Cooking the Books 1: The theology of interest
Sharia-compliant Islamic banking is apparently expanding with even non-Muslims switching to Islamic banks, reports the Times (12 March). According to the article’s author, Alex Wade, “under Sharia law, the charging or paying of interest is prohibited”. But, since banks do business by borrowing money at one rate of interest and re-lending it a higher rate, how can a bank which does not pay or charge interest exist?
This is to underestimate the subtlety of Islamic theologians, following in the footsteps of their end-of-Middle Ages Catholic and Protestant counterparts. In the Middle Ages the dogma of the Catholic Church banned usury, defined as charging money for a loan. Well, but not quite:
“No man, again, may charge money for a loan. He may, of course, take the profits of partnership, provided that he takes the partner’s risks. He may buy a rent-charge; for the fruits of the earth are produced by nature, not wrung from men. He may demand compensation – interesse – if he is not repaid the principal at the time stipulated. He may ask payments corresponding to any loss he incurs or forgoes. He may purchase an annuity, for the payment is contingent and speculative, not certain” (RH Tawney, Religion and the Rise of Capitalism, ch 1(ii)).
What was banned, then, was only the certainty of being paid a pre-fixed sum of money for the loan. As Tawney pointed out, the very word “interest” derives from one of the ways of getting round the ban on usury.

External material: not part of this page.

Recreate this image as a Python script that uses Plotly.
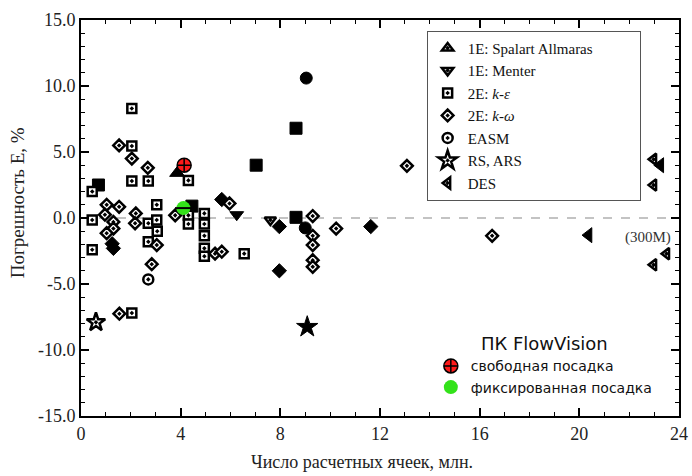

Islam, too, allows partnerships as well as a number of other arrangements which allow the payment of a pre-fixed sum of money for advancing money. Wade’s article mentions: salaam (“sale contract with deferred delivery”), arboum (“sale contract with a non-refundable deposit”) and murabaha (“deferred sale financing”).
So, while Islamic banks do not borrow money on the money market, they can still make what are in effect loans which bring in money for them. In any event, Islam is not opposed to profits and profit-making since these are regarded as non-certain rewards for advancing money.
In the end the Catholic church was obliged to face reality and, to try to keep the poor from being exploited by usurers, from the middle of the 15th century itself set up bodies to lend money to the poor. These were called monts-de-piété (literally “mounts of piety”), which is still the French word for pawnbroker, though on the Continent these are state-run bodies. They did not spread to England as Protestantism, which triumphed here in the 16th century, had no qualms about lending at interest. As a result pawnbroking has always been a private business here.
And these days in fact a profitable business which, along with cheapo shops like Aldi and Lidl, is doing well in the current depression. The leading pawnbroker firm in Britain is H&T, whose shares are quoted on the Stock Exchange. It has 105 stores and made £10 million profits in 2008 compared with £7.1 million in 2007. It charges 8 percent interest per month.
Wade doesn’t say if there are any Islamic pawnbrokers, but it shouldn’t be difficult to find some imam or mullah to justify this as a form of “deferred sale financing”.